Negative experiences in regard to potting-up, where an undisturbed root ball is placed into a bigger pot with more soil around it, vs. doing a repotting, as described below, can give rise to old wives' tales about plants not liking to be repotted/disturbed. Potting-up a root-bound plant that has roots surrounding the outside root ball often lead to this negative experience because those roots had adapted to accessing oxygen around the outside of the root ball and surrounding them with more dense, soggy-but-airless potting soil will likely lead to suffocation.
The reason bonsai masters are able to keep potted entities alive for hundreds of years is because they care for the roots by trimming them and changing the soil. A plant grows from the roots-up, so if the roots are not healthy, gorgeous foliage will decline &/or no flowers can form. When you unpot a plant and find a pancake of roots at the bottom, chopping that off will give roots a chance to grow normally again for a while and will make removing the old soil easier.
Roots need oxygen & moisture at the same time to function. Just air = shriveling. Just moisture = suffocation & rotting. Either will cause root death and dessicated foliage because the roots have been unable to deliver moisture. Having to let soil dry, as if ones' tropical jungle plant was a cactus, is an unnecessarily stressful coping mechanism for non-desert dwelling plants in soil without enough oxygen for the roots to stay healthy when it is moist and can lead to premature loss of older leaves and in extreme cases, dry shriveled roots/dead plant.

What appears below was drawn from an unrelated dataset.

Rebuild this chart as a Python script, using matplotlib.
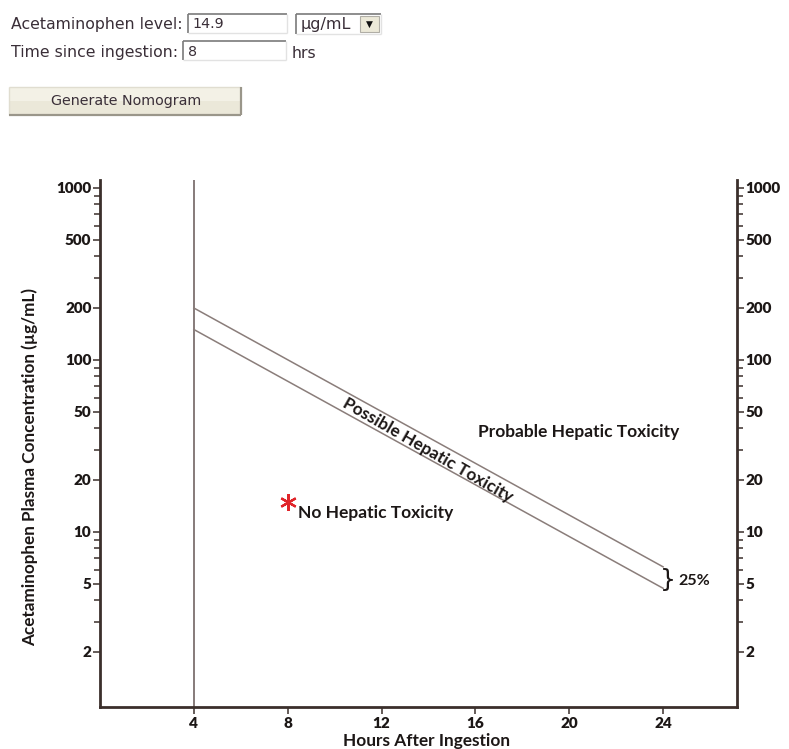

The ability of roots to be able to function properly depends greatly on the soil structure/texture, which can change over time. Potting soil tends to be very dense, mostly peat, with very little air in it. Any kind of organic ingredients decompose into smaller bits over time, and roots fill air spaces over time as they grow through soil. Replacing soil periodically is usually necessary to keep plants healthy because of these reasons. A more porous, chunky, airy soil (like cactus/palm, if one is buying bagged,) can have more air in it even when it is moist because there is space between the particles. When there are tiny particles of any kind in a pot, such as peat, sand, silt, clay, they filter into all of the tiny spaces in a pot, eliminating the air. "Overwatering" is the label and manifestation when roots have suffocated and/or rotted, combo of both. Over time, organic bits decompose into smaller bits, so even the "best" soil, if it has organic components, will need to be replaced when this happens. The speed at which this happens depends on many variables, but on average, about 1-3 years.